When I started school, I found it early on to be quite a frightening experience. I was an only child, and whilst I had friends in the form of neighbours, I don’t think I was ready for such an extreme introduction in to the world of socialising. I had found solace with my grandparents and being around much older people, and the jarring idea of being with people my age every day became a little daunting. I was not to worry too much. My mother or father would drop me off at primary school in the morning, and when the day had finished, my grandad would be there to walk me home. Around the age of 6 or 7, I was given my first scooter. It was black and grey, with a yellow stripe along where you would stand. I wanted to scoot everywhere. My grandad being the kind individual he was, would bring it with him on the 20 minute walk to my school, slung over his shoulder. He would wait for me, and when the time came, hand over the scooter like baton and we would start the journey home. Sir Jimmy Young was a Radio DJ at Radio 1 when it first launched in 1967. One of his catchphrases was “Orft we jolly well go”. My grandad had his own take on this, and whenever we would stop on the street to observe something or smell some freshly cut grass, grandad Johnny would say to me, “off we Johnny well”. I became so accustomed to this, if he by chance were to forget his own catchphrase, I would remind him with glee, “you forgot to say it!”. We would sit at a bench half way home and talk and talk over god knows what, perhaps my day at school, or what it was that he had been doing that day. I was never allowed chewing gum growing up, I’m not sure why but I imagine it was to do with my ability to eat things very quickly, and perhaps from fear of choking. I was with him. We would sit on a bench outside a postoffice-come-shop, chewing over the day, and then I would pop in, purchase as much hubba-bubba as I could afford, and chew that all up too. “Off we Johnny well”, and we’re on the way home. 

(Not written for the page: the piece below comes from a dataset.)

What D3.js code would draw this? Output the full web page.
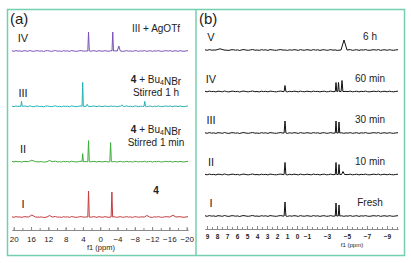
<!DOCTYPE html>
<html lang="en">
<head>
<meta charset="UTF-8" />
<title>NMR spectra</title>
<script src="https://d3js.org/d3.v7.min.js"></script>
<style>
  html, body { margin: 0; padding: 0; background: #fff; }
  svg { display: block; font-family: "Liberation Sans", Arial, sans-serif; }
  .trace { fill: none; stroke-linejoin: round; }
  .axis path, .axis line { stroke: #8a8a8a; }
  .axis text { fill: #222; }
</style>
</head>
<body>
<svg id="chart" width="411" height="263"></svg>
<script>
// panel (a)
const namesA = ["IV", "III", "II", "I"];
const colorsA = ["#7b52b6", "#25b3b6", "#3fab3c", "#c43c40"];
const notesA = [
  ["III + AgOTf"],
  ["<b>4</b> + Bu<sub>4</sub>NBr", "Stirred 1 h"],
  ["<b>4</b> + Bu<sub>4</sub>NBr", "Stirred 1 min"],
  ["<b>4</b>"]
];
// peaks as [ppm, height, width]
const peaksA_IV = [[2.7, 19, 0.35], [-2.9, 19, 0.35], [-4.3, 5, 0.7]];
const peaksA_III = [[18.2, 5, 0.3], [4.05, 24, 0.3], [3.0, 2, 0.5], [-5.0, 1.5, 0.6], [-10.3, 5, 0.35]];
const peaksA_II = [[15.8, 1.5, 1.6], [11.7, 1.2, 1.2], [4.05, 8, 0.3], [2.7, 21, 0.35], [-2.4, 19, 0.35]];
const peaksA_I = [[15.8, 2, 1.6], [11.7, 1.5, 1.2], [2.7, 26, 0.35], [-2.7, 25, 0.35], [-10.8, 1.5, 1.2], [-16.8, 1.8, 1.4]];
const ticksA = [20, 16, 12, 8, 4, 0, -4, -8, -12, -16, -20];

// panel (b)
const namesB = ["V", "IV", "III", "II", "I"];
const notesB = ["6 h", "60 min", "30 min", "10 min", "Fresh"];
const peaksB_V = [[7.7, 1.2, 0.8], [-4.7, 10, 0.6]];
const peaksB_IV = [[1.2, 6, 0.18], [-3.9, 9, 0.15], [-4.15, 9, 0.15], [-4.5, 11, 0.18]];
const peaksB_III = [[1.2, 12, 0.18], [-3.9, 12, 0.15], [-4.2, 11, 0.15]];
const peaksB_II = [[1.2, 12, 0.18], [-3.9, 12, 0.15], [-4.2, 10, 0.15], [-4.6, 3, 0.3]];
const peaksB_I = [[1.2, 14, 0.18], [-3.9, 13, 0.15], [-4.2, 11, 0.15]];
const ticksB = [9, 8, 7, 6, 5, 4, 3, 2, 1, 0, -1, -3, -5, -7, -9];

// baseline ripple
const noise = [0.2,-0.3,0.4,-0.1,0.1,-0.4,0.3,0.1,-0.3,0.5,-0.1,-0.4,0.2,0.3,-0.2,0.1,-0.5,0.2,0.4,-0.1,
  -0.3,0.1,0.5,-0.2,0.0,-0.4,0.3,-0.1,0.2,-0.4,0.4,0.1,-0.2,-0.3,0.2,0.4,-0.1,0.0,-0.4,0.2,
  -0.2,0.3,0.1,-0.4,0.4,-0.1,-0.2,0.3,0.0,-0.3,0.4,-0.1,0.2,-0.4,0.1,0.3,-0.3,-0.1,0.4,-0.2,
  0.1,-0.4,0.3,0.2,-0.3,0.1,-0.1,0.4,-0.3,0.0,0.3,-0.4,0.2,-0.1,0.4,-0.2,-0.3,0.1,0.3,-0.1,
  0.4,-0.4,0.1,0.2,-0.3,0.3,-0.1,-0.3,0.1,0.3];

const svg = d3.select("#chart");
const frameColor = "#74cfae";

svg.append("rect")
  .attr("x", 7.5).attr("y", 9.5).attr("width", 397).attr("height", 246)
  .attr("fill", "none").attr("stroke", frameColor).attr("stroke-width", 1.5);
svg.append("line")
  .attr("x1", 196).attr("x2", 196).attr("y1", 9.5).attr("y2", 255.5)
  .attr("stroke", frameColor).attr("stroke-width", 1.5);

const h = d3.scaleLinear().domain([0, 30]).range([0, -30]);

function tracePoints(peaks, x) {
  const [d0, d1] = x.domain();
  const step = (d1 - d0) / (noise.length - 1);
  const pts = noise.map((v, i) => [d0 + i * step, v])
    .filter(([p]) => !peaks.some(([c, , w]) => Math.abs(p - c) < w));
  peaks.forEach(([c, ht, w]) => pts.push([c + w / 2, 0], [c, ht], [c - w / 2, 0]));
  return pts.sort((a, b) => b[0] - a[0]);
}

function richText(sel, str) {
  str.split(/(<b>.*?<\/b>|<sub>.*?<\/sub>)/).filter(s => s).forEach(part => {
    if (part.startsWith("<b>")) {
      sel.append("tspan").attr("font-weight", "bold").text(part.slice(3, -4));
    } else if (part.startsWith("<sub>")) {
      sel.append("tspan").attr("font-size", "70%").attr("dy", 2).text(part.slice(5, -6));
      sel.append("tspan").attr("dy", -2).text("");
    } else {
      sel.append("tspan").text(part);
    }
  });
}

// ---- panel (a)
const xA = d3.scaleLinear().domain([20.4, -20.3]).range([12, 188]);
const yA = d3.scalePoint().domain(namesA).range([51, 217]);
const peaksA = [peaksA_IV, peaksA_III, peaksA_II, peaksA_I];
const noteOffsetA = [-19, -23, -29, -23];

const gA = svg.append("g");
namesA.forEach((name, i) => {
  const base = yA(name);
  const line = d3.line().x(d => xA(d[0])).y(d => base + h(d[1]));
  gA.append("path").attr("class", "trace")
    .attr("d", line(tracePoints(peaksA[i], xA)))
    .attr("stroke", colorsA[i]).attr("stroke-width", 1);
  gA.append("text").attr("x", 23).attr("y", base - 9)
    .attr("text-anchor", "middle").attr("font-size", 11).attr("fill", "#222").text(name);
  notesA[i].forEach((s, j) => {
    const t = gA.append("text").attr("x", 156).attr("y", base + noteOffsetA[i] + j * 13)
      .attr("text-anchor", "middle").attr("font-size", 10).attr("fill", "#222");
    richText(t, s);
  });
});

gA.append("g").attr("class", "axis").attr("transform", "translate(0,230)")
  .call(d3.axisBottom(xA).tickValues(d3.range(-20, 20.1, 2)).tickSizeInner(-2).tickSizeOuter(0).tickFormat(""));
gA.append("g").attr("class", "axis").attr("transform", "translate(0,230)")
  .call(d3.axisBottom(xA).tickValues(ticksA).tickSizeInner(-3).tickSizeOuter(0).tickPadding(6))
  .call(g => g.selectAll("text").attr("font-size", 8));
gA.append("text").attr("x", 101).attr("y", 250).attr("text-anchor", "middle")
  .attr("font-size", 7.5).attr("fill", "#222").text("f1 (ppm)");
svg.append("text").attr("x", 10).attr("y", 24).attr("font-size", 15).attr("fill", "#222").text("(a)");

// ---- panel (b)
const xB = d3.scaleLinear().domain([9.2, -10.1]).range([205, 398]);
const yB = d3.scalePoint().domain(namesB).range([50, 216]);
const peaksB = [peaksB_V, peaksB_IV, peaksB_III, peaksB_II, peaksB_I];

const gB = svg.append("g");
namesB.forEach((name, i) => {
  const base = yB(name);
  const line = d3.line().x(d => xB(d[0])).y(d => base + h(d[1]));
  gB.append("path").attr("class", "trace")
    .attr("d", line(tracePoints(peaksB[i], xB)))
    .attr("stroke", "#111").attr("stroke-width", 1);
  gB.append("text").attr("x", 211).attr("y", base - 9)
    .attr("text-anchor", "middle").attr("font-size", 11).attr("fill", "#222").text(name);
  gB.append("text").attr("x", 370).attr("y", base - 10)
    .attr("text-anchor", "middle").attr("font-size", 10).attr("fill", "#222").text(notesB[i]);
});

gB.append("g").attr("class", "axis").attr("transform", "translate(0,229)")
  .call(d3.axisBottom(xB).tickValues(d3.range(-10, 9.1, 0.5)).tickSizeInner(-2).tickSizeOuter(0).tickFormat(""));
gB.append("g").attr("class", "axis").attr("transform", "translate(0,229)")
  .call(d3.axisBottom(xB).tickValues(ticksB).tickSizeInner(-3).tickSizeOuter(0).tickPadding(5))
  .call(g => g.selectAll("text").attr("font-size", 6.5).attr("font-weight", "bold"));
gB.append("text").attr("x", 352).attr("y", 247).attr("text-anchor", "middle")
  .attr("font-size", 6).attr("fill", "#222").text("f1 (ppm)");
svg.append("text").attr("x", 199).attr("y", 24).attr("font-size", 15).attr("fill", "#222").text("(b)");
</script>
</body>
</html>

This would continue every day until I was 9, when one of the biggest bombshells of my young life was about to drop square on my head. It had long been my Nanny Koko’s dream to move to France. She and grandad were to move to Brittany and to renovate an old barn house in to a house for themselves and a house attached which was to act as a B+B. I’m not sure who it was that told me and exactly how I reacted when informed, perhaps it’s a lost memory or perhaps it’s been blocked from accessing but either way, in the aftermath of them leaving I felt a bit lost. What was to be my new routine? Who would look after me now and how would they ever compare to my grandparents, who had looked after me so well and built me in the young boy I had become. As it turned out, no one could compare. Still not old enough to be at home on my own, I was palmed off to a childminding group among children whom I couldn’t relate to, all because they’d decided to live their dream! How dare they. I missed them. 

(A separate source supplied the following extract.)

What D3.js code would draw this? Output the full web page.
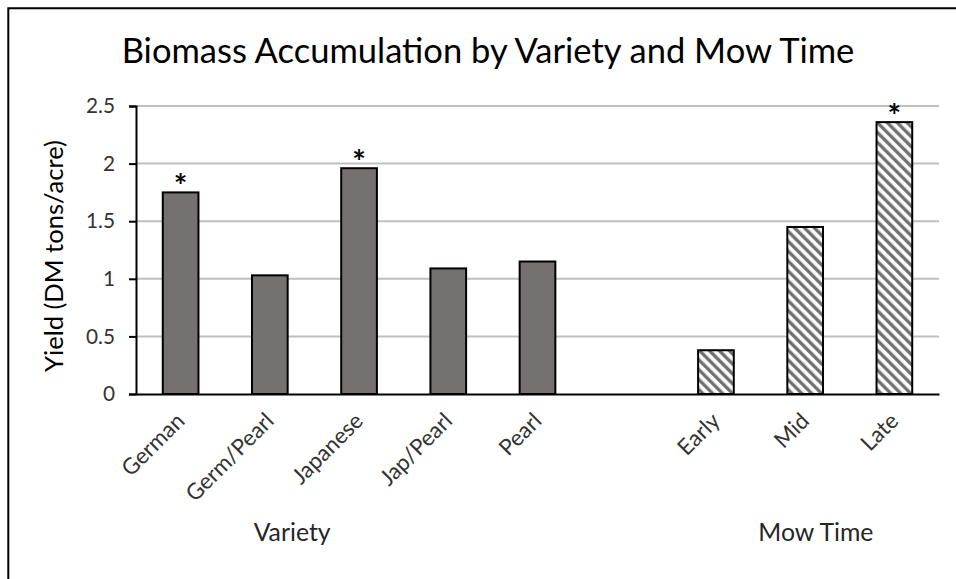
<!DOCTYPE html>
<html>
<head>
<meta charset="utf-8">
<script src="https://cdn.jsdelivr.net/npm/d3@7"></script>
<style>
  body { margin: 0; background: #fff; }
  text { font-family: Lato, "Open Sans", sans-serif; }
</style>
</head>
<body>
<div id="chart"></div>
<script>
// Data
var varieties = ["German", "Germ/Pearl", "Japanese", "Jap/Pearl", "Pearl"];
var varietyYield = [1.75, 1.03, 1.96, 1.09, 1.15];
var varietySig = [true, false, true, false, false];

var mowTimes = ["Early", "Mid", "Late"];
var mowYield = [0.38, 1.45, 2.36];
var mowSig = [false, false, true];

var yTicks = [0, 0.5, 1, 1.5, 2, 2.5];
var groupTitles = ["Variety", "Mow Time"];
var chartTitle = "Biomass Accumulation by Variety and Mow Time";
var yTitle = "Yield (DM tons/acre)";

var width = 956, height = 579;
var margin = { top: 106, right: 17, bottom: 185, left: 136 };

var svg = d3.select("#chart").append("svg")
  .attr("width", width)
  .attr("height", height);

// outer frame (only top and left edges show in the picture)
svg.append("path")
  .attr("d", "M8.3," + height + "V8.3H" + width)
  .attr("fill", "none")
  .attr("stroke", "#000")
  .attr("stroke-width", 2);

// hatch for the mow time bars
var defs = svg.append("defs");
var pat = defs.append("pattern")
  .attr("id", "hatch")
  .attr("patternUnits", "userSpaceOnUse")
  .attr("width", 7)
  .attr("height", 7)
  .attr("patternTransform", "rotate(-45)");
pat.append("rect").attr("width", 7).attr("height", 7).attr("fill", "#fff");
pat.append("line")
  .attr("x1", 1.75).attr("y1", 0).attr("x2", 1.75).attr("y2", 7)
  .attr("stroke", "#6e6e6e")
  .attr("stroke-width", 3.3);

// one spacer slot between the two groups
var rows = [];
varieties.forEach(function (v, i) {
  rows.push({ name: v, value: varietyYield[i], sig: varietySig[i], group: "variety" });
});
rows.push({ name: "__gap", value: null, sig: false, group: "gap" });
mowTimes.forEach(function (m, i) {
  rows.push({ name: m, value: mowYield[i], sig: mowSig[i], group: "mow" });
});

var x = d3.scaleBand()
  .domain(rows.map(function (d) { return d.name; }))
  .range([margin.left, width - margin.right])
  .paddingInner(0.6)
  .paddingOuter(0.3);

var y = d3.scaleLinear()
  .domain([0, 2.5])
  .range([height - margin.bottom, margin.top]);

function fit(sel, target) {
  var w = sel.node().getComputedTextLength();
  var fs = parseFloat(sel.attr("font-size"));
  sel.attr("font-size", fs * target / w);
  return fs * target / w;
}

// gridlines
svg.append("g")
  .selectAll("line")
  .data(yTicks.filter(function (t) { return t > 0; }))
  .enter().append("line")
  .attr("x1", margin.left)
  .attr("x2", width - margin.right)
  .attr("y1", function (d) { return y(d); })
  .attr("y2", function (d) { return y(d); })
  .attr("stroke", "#bfbfbf")
  .attr("stroke-width", 2);

// y axis
var tickProbe = svg.append("text").attr("font-size", 20).text("2.5");
var tickSize = fit(tickProbe, 29);
tickProbe.remove();

var yAxis = svg.append("g")
  .attr("transform", "translate(" + margin.left + ",0)")
  .call(d3.axisLeft(y).tickValues(yTicks).tickSize(7).tickPadding(14)
    .tickFormat(function (d) { return String(d); }));
yAxis.select(".domain").attr("stroke", "#000").attr("stroke-width", 2);
yAxis.selectAll(".tick line").attr("stroke", "#000").attr("stroke-width", 2);
yAxis.selectAll(".tick text")
  .attr("font-size", tickSize)
  .attr("font-family", "Lato")
  .attr("fill", "#333");

// bars
svg.append("g")
  .selectAll("rect")
  .data(rows.filter(function (d) { return d.value !== null; }))
  .enter().append("rect")
  .attr("x", function (d) { return x(d.name); })
  .attr("width", x.bandwidth())
  .attr("y", function (d) { return y(d.value); })
  .attr("height", function (d) { return y(0) - y(d.value); })
  .attr("fill", function (d) { return d.group === "mow" ? "url(#hatch)" : "#767171"; })
  .attr("stroke", "#000")
  .attr("stroke-width", 2);

// significance marks
svg.append("g")
  .selectAll("text")
  .data(rows.filter(function (d) { return d.sig; }))
  .enter().append("text")
  .attr("x", function (d) { return x(d.name) + x.bandwidth() / 2; })
  .attr("y", function (d) { return y(d.value) + 6; })
  .attr("text-anchor", "middle")
  .attr("font-size", 32)
  .attr("font-weight", "bold")
  .attr("fill", "#000")
  .text("*");

// x axis
var xAxis = svg.append("g")
  .attr("transform", "translate(0," + y(0) + ")")
  .call(d3.axisBottom(x).tickSize(0).tickFormat(function (d) { return d === "__gap" ? "" : d; }));
xAxis.select(".domain").attr("stroke", "#000").attr("stroke-width", 2);

var labProbe = svg.append("text").attr("font-size", 20).text("German");
var labSize = fit(labProbe, 78);
labProbe.remove();

xAxis.selectAll(".tick text")
  .attr("font-size", labSize)
  .attr("font-family", "Lato")
  .attr("fill", "#333")
  .attr("text-anchor", "end")
  .attr("x", 0)
  .attr("y", 0)
  .attr("dy", "0.72em")
  .attr("transform", "translate(-6,17) rotate(-45)");

// group titles
var step = x.step();
var groupX = [
  x("Germ/Pearl") + x.bandwidth() / 2 + step * 0.25,
  x("Mid") + x.bandwidth() / 2 + step * 0.12
];
var gt = svg.append("g")
  .selectAll("text")
  .data(groupTitles)
  .enter().append("text")
  .attr("x", function (d, i) { return groupX[i]; })
  .attr("y", 541)
  .attr("text-anchor", "middle")
  .attr("font-size", 24)
  .attr("fill", "#262626")
  .text(function (d) { return d; });
fit(d3.select(gt.nodes()[0]), 77);
d3.select(gt.nodes()[1]).attr("font-size", d3.select(gt.nodes()[0]).attr("font-size"));

// y title
var yt = svg.append("text")
  .attr("transform", "translate(63," + ((y(0) + y(2.5)) / 2 + 6) + ") rotate(-90)")
  .attr("text-anchor", "middle")
  .attr("font-size", 26)
  .attr("fill", "#000")
  .text(yTitle);
fit(yt, 232);

// chart title
var tt = svg.append("text")
  .attr("x", 488)
  .attr("y", 63)
  .attr("text-anchor", "middle")
  .attr("font-size", 34)
  .attr("fill", "#000")
  .text(chartTitle);
fit(tt, 733);
</script>
</body>
</html>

The emigration did have it’s plus points however. I got a guaranteed holiday every summer from as soon as they had moved over the channel. It began in the caravan in the massive garden of the land that they acquired. I would spend 2 or 3 weeks in there for a couple of years, bathing in the stand up shower, covered in mud from my day in the garden with grandad, spending the evenings learning new card games that I would go on to play to this day. Once the house was complete, I was given the top floor as my own, which we entitled ‘the crows nest’. The exterior was stone which has been pointed, with a light blue paint on the window frames. Inside, the walls were white. There was a large kitchen with an island in the middle, a wood burning fire in the living room. I loved it so much, and it would become the destination for many a summer holiday. There was a long walk through fields next to the house, and we would go together, taking the dogs. There were blackberry bushes along the trodden path from which my grandma would take the fruit and return to the kitchen to make a delicious jam. It was a french paradise for my summers.

During those years, my parents separated. It was a difficult time for me but when I was with my grandparents I was comforted. We spent Easter there the year of the separation, and whilst my thoughts drifted to my parted mum and dad, I was in a sense back to normality with my two favourite people. I had grown even closer with my dad, and that summer he dropped me off, I spent the first hour after he left crying in the bathroom, sitting on top of the toilet. I had just got my first phone, and I was texting him begging him to come back and get me, that I couldn’t spend two weeks away from him. I was sobbing and sobbing as he told me I would have to stay and that he wasn’t going to turn round. My grandma beckoned me out and talked me out of it. I just wanted my dad. But as the day turned to night and I settled down, I was at peace once more. That summer I was only supposed to be there for two weeks, I ended up staying for five.

I was 14 when my grandmother passed away. I was with my mum when I heard the news. Her and her new partner called me to their new living room and she told me. I didn’t want to believe what I was hearing and I wept. I curled to a ball on the couch. I cried and cried. I couldn’t remember the last time we had spoken on the phone or what I had last said to her. It hit me through my chest and ripped through my body like an earthquake shakes a building. I don’t remember much from that point until the funeral. I had come with my father who was stricken with grief. My grandad was to speak, and I gripped his hand as it was his turn. He could barely stand so I kept hold, and I walked him to the podium, both of us in tears. They were streaming down my face as I turned back, and listened to him speak, sat on my pew. I still didn’t want to believe that I wouldn’t see her again, hear her laugh or sneeze, louder than a hundred of mine put together. 

I was 16 when my grandfather passed away. It wasn’t unexpected, his health and been an issue since a stroke in my earlier years, and the death of my grandmother left no-one to look after him. He was drinking more than he had been prior and things were only going one way. He was living mostly alone, in a country where he didn’t speak the language. I had spent a few more holidays with him, and I was ready for what came. I was not ready for the grief it caused. My dad’s voice cracked as he spoke at his funeral, and my heart cracked with it.

I will never meet such caring and generous people in my life again. They taught me to love and to laugh and to enjoy life and all the things that come with it. I will be eternally grateful to the man they made me. I miss them every day.